Labor Unions and Strikes

  • Labor Movement:
    • Knights of Labor: Open to all workers, declined post-Haymarket Riot.
    • American Federation of Labor: Focused on skilled labor, wages, working conditions.
  • Major Strikes:
    • Great Railroad Strike of 1877, Pullman Strike, Homestead Strike.
    • Federal troops often suppressed strikes.

Social Reforms

  • Reform Movements:
    • Social Gospel Movement: Address poverty and homelessness.
    • Settlement Houses: Jane Addams' Hull House.
    • Photojournalism: Jacob Riis' "How the Other Half Lives."
  • Technological Innovations:
    • Electricity, typewriter, telephone improved jobs and communication.
    • Growth of streetcar suburbs.
  • Leisure and Middle Class:
    • Increased leisure activities: sports, theater, amusement parks.

Immigration and Urbanization

  • Immigration Patterns:
    • African American Migration: Move from Jim Crow South to the West.
    • Old Immigrants: Ireland, Germany.
    • New Immigrants: Southern, Eastern Europe, Asians (Chinese Exclusion Act).

The South Post-Civil War

  • Economic Conditions:
    • Continued reliance on agriculture.
    • Henry Grady's "New South": Diversification and industry.
  • Racial Issues:
    • Jim Crow laws, upheld by Plessy v.
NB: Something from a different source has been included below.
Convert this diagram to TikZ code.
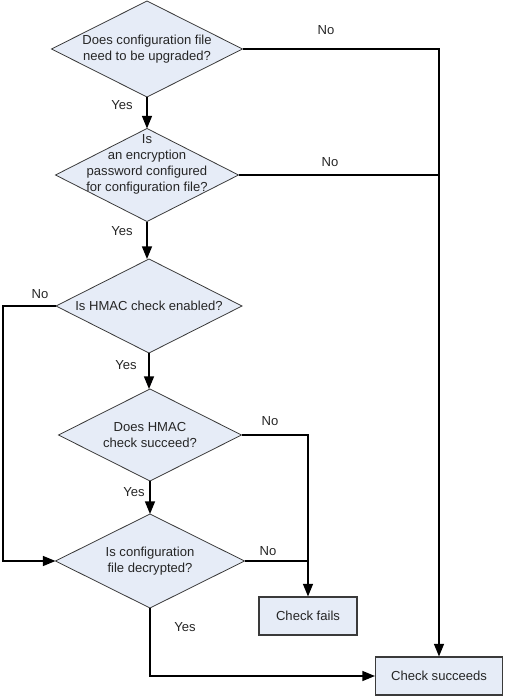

Ferguson.
    • African American responses: Ida B. Wells, Booker T. Washington.

Western Expansion

  • Settlement:
    • Homestead Act, completion of Transcontinental Railroad.
    • Industries: Mining, cattle ranching.
  • Native American Conflicts:
    • Great Plains buffalo decimation, conflicts like Sand Creek Massacre.
    • Assimilation efforts: Helen Hunt Jackson, Carlisle School, Dawes Act.

Farmers and the Populist Movement

  • Economic Struggles:
    • Low crop prices, high shipping rates, debt.
    • Formation of Farmers' Alliances, Populist Party.
  • Political Platform:
    • Omaha platform supported bimetallism, direct senatorial elections, graduated income tax.
    • William Jennings Bryan's "Cross of Gold" speech.

Exam Preparation

  • Causation: Causes of big business rise, effects of westward expansion.
  • Comparison: Gilded Age reforms vs. Period 4, Gilded Age immigrants vs. pre-Civil War immigrants.
  • Change and Continuity: Economic changes, New South transformations.